Many restaurants flub it when it comes to pasta, but Overmiller’s housemade noodles are the menu’s sleepers. Orecchiette with scattered garlicky bread crumbs is on its way to becoming a comfort classic, and specials such as housemade fettuccine with an earthy Bolognese sauce is Italy in a bowl.

 

Desserts, such as this rich egg cream, lay the nostalgia on thick.

Cocktails are in keeping with the ’60s feel—a well-made sidecar, tart with sour mix; a ginny Tom Collins; a timeless mint julep served in an icy pewter cup. The wine list has much to recommend it. In this day of inflated by-the-glass tariffs, most here are under $8. And the selection is varied and interesting.

As was the case at the old Majestic Café, cakes, pies, and ice cream dominate at the end. Pastry chef Rebecca Willis has yet to reprise Eve’s birthday cake, but there are other good layer cakes, ranging from coconut-and-rum to devil’s food to banana cream; the flavors change daily.

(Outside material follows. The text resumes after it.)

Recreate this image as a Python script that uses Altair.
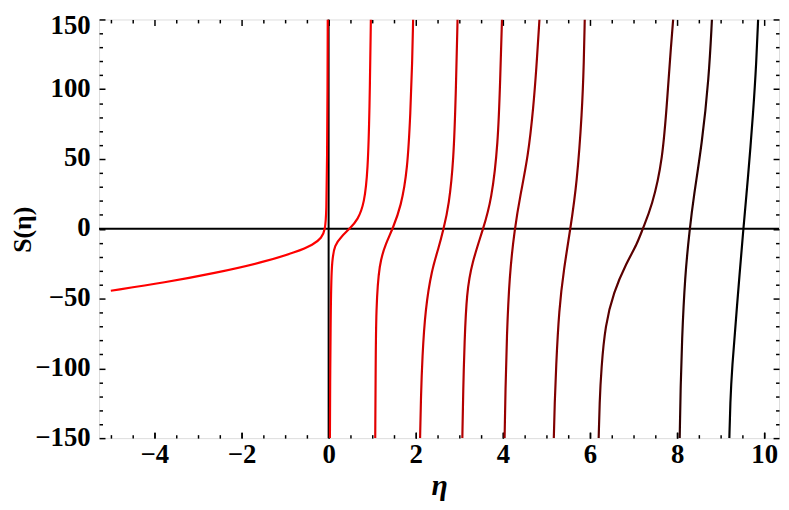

An icebox cake made with cookies, chocolate mousse, and mint-chocolate-chip ice cream is a ’60s staple that might be better left in memory—all fluff and no substance. A bittersweet-chocolate milkshake tastes thoroughly modern. And the excellent egg creams—the strawberry is especially fine—will leave a frothy mustache, a reminder of long-ago youth.